I have a 2005 6.0 that last year became hard to start when it was cold. I babied it all winter by keeping it plugged in, and starting it with jump pack and ( I know this is a no no) starting fluid in a spray can. In the spring, I decided it was time to fix this, and a shop told me my high pressure oil injector was going out, causing my starting problems.

They replaced that, and removed internal emissions junk, and handed me back my truck, less about 2500 bucks. Still started hard in the cold, and always ran like it was missing, and maybe an injector failing.

I drive the truck very little over the past couple years, it is used as a billboard in front of my business, attracting attention, and bringing in customers. If it started better, I would drive it more.

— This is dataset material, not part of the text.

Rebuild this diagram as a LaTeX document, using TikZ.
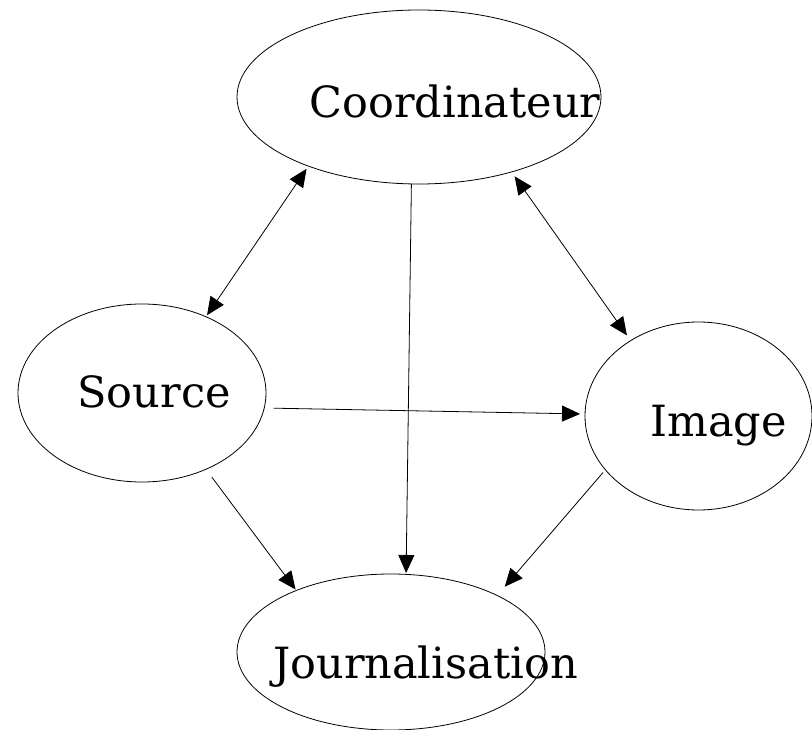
\documentclass[tikz,border=0pt]{standalone}
\usepackage{fontspec}
\setmainfont{DejaVu Serif}
\usetikzlibrary{arrows.meta,shapes.geometric}
\begin{document}
\begin{tikzpicture}[x=1pt,y=-1pt,
  ell/.style={draw,ellipse,inner sep=0pt,outer sep=0pt,line width=0.8pt},
  lbl/.style={anchor=base,inner sep=0pt,font=\fontsize{43}{51}\selectfont},
  tip/.style={Triangle[length=18pt,width=16pt]},
  conn/.style={line width=0.8pt,-{Triangle[length=18pt,width=16pt]}},
  biconn/.style={line width=0.8pt,{Triangle[length=18pt,width=16pt]}-{Triangle[length=18pt,width=16pt]}}]
\useasboundingbox (0,0) rectangle (812,730);
\node[ell,minimum width=364pt,minimum height=174pt] (C) at (419,97) {};
\node[ell,minimum width=248pt,minimum height=178pt] (S) at (142,393) {};
\node[ell,minimum width=227pt,minimum height=188pt] (I) at (698.5,416) {};
\node[ell,minimum width=308pt,minimum height=156pt] (J) at (391,652) {};
\node[lbl] (tC) at (455,118) {Coordinateur};
\node[lbl] (tS) at (154,407) {Source};
\node[lbl] (tI) at (718.5,436) {Image};
\node[lbl] (tJ) at (425.5,678) {Journalisation};
% connectors
\draw[biconn,shorten <=3.3pt,shorten >=1.9pt] (C.212.4) -- (S.50.3);
\draw[biconn,shorten <=5.4pt,shorten >=6.4pt] (C.321.4) -- (I.132.8);
\draw[conn,shorten >=1.4pt] (C.265.4) -- (J.79.5);
\draw[conn,shorten <=9.5pt,shorten >=5pt] (S.353.5) -- (I.179);
\draw[conn,shorten <=9.8pt,shorten >=1.2pt] (S.310) -- (J.147.1);
\draw[conn,shorten <=3.6pt,shorten >=11.6pt] (I.210.8) -- (J.28.1);
\end{tikzpicture}
\end{document}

This fall, I knew winter was going to be a problem, took it back in and now they tell me (after replacing an injector and it still acts up) I have a FICM that is at fault and needs to go.

I found your site, and repaired that myself (thanks a bunch) and now for the first time in a couple years, it really runs like a new truck. Purchased this truck new in 2005, now about 100,000 miles on it.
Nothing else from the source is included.